How to be a cool bishop

Western bishops, having cast off the shackles of musty dogma that have been accumulating around the church for the last couple of millennia, are searching earnestly for something that will make people pay attention to them. Something to make them relevant. Something to show the world that they are cool.

National Lutheran Bishop Susan Johnson has the answer. It doesn’t get much cooler than her jitterbug at the Anglican sacred phlogiston shindig:

dancing bishop

Anglican and Lutheran leaders meet to compare notes on who is in steeper decline

The leaders of the North American Anglican and Lutheran Churches recently met in Toronto to discuss mission. With each denomination in dramatic decline – the Anglican Church of Canada had a pitiful average Sunday attendance of around 141,000 in 2007 – it only makes sense that they pool their survival strategies, known as “mission” in ecclesiastical parlance, to attempt to eke out an existence at least until the current generation of clergy start collecting their pensions.

This “renewed focus on mission” has created a sense of “renewed energy”, apparently; to paraphrase Dr Johnson, nothing concentrates the mind as effectively as the prospect of one’s imminent demise.

As part of the plan to demonstrate that the denominations are still relevant and to allay the suspicion that the meeting was entirely self-serving, the leaders have promised to issue a joint statement on climate change.

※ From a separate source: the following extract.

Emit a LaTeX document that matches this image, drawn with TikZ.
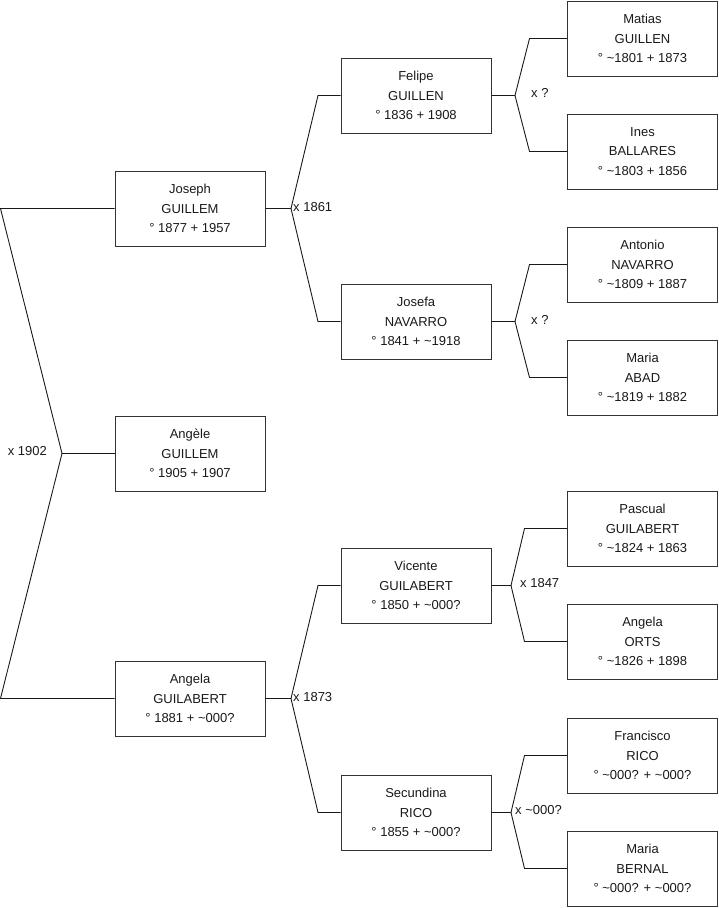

Many of us have been waiting agog with anticipation for a joint Anglican-Lutheran statement on climate change: if that doesn’t fill the pews, nothing will.

Fred Hiltz is confident that conflict around same-sex marriage is not as all-consuming as it used to be. This shouldn’t be too surprising since most of those who disagree with the church’s determination to bless same-sex unions have either left, died or are too exhausted to argue any more.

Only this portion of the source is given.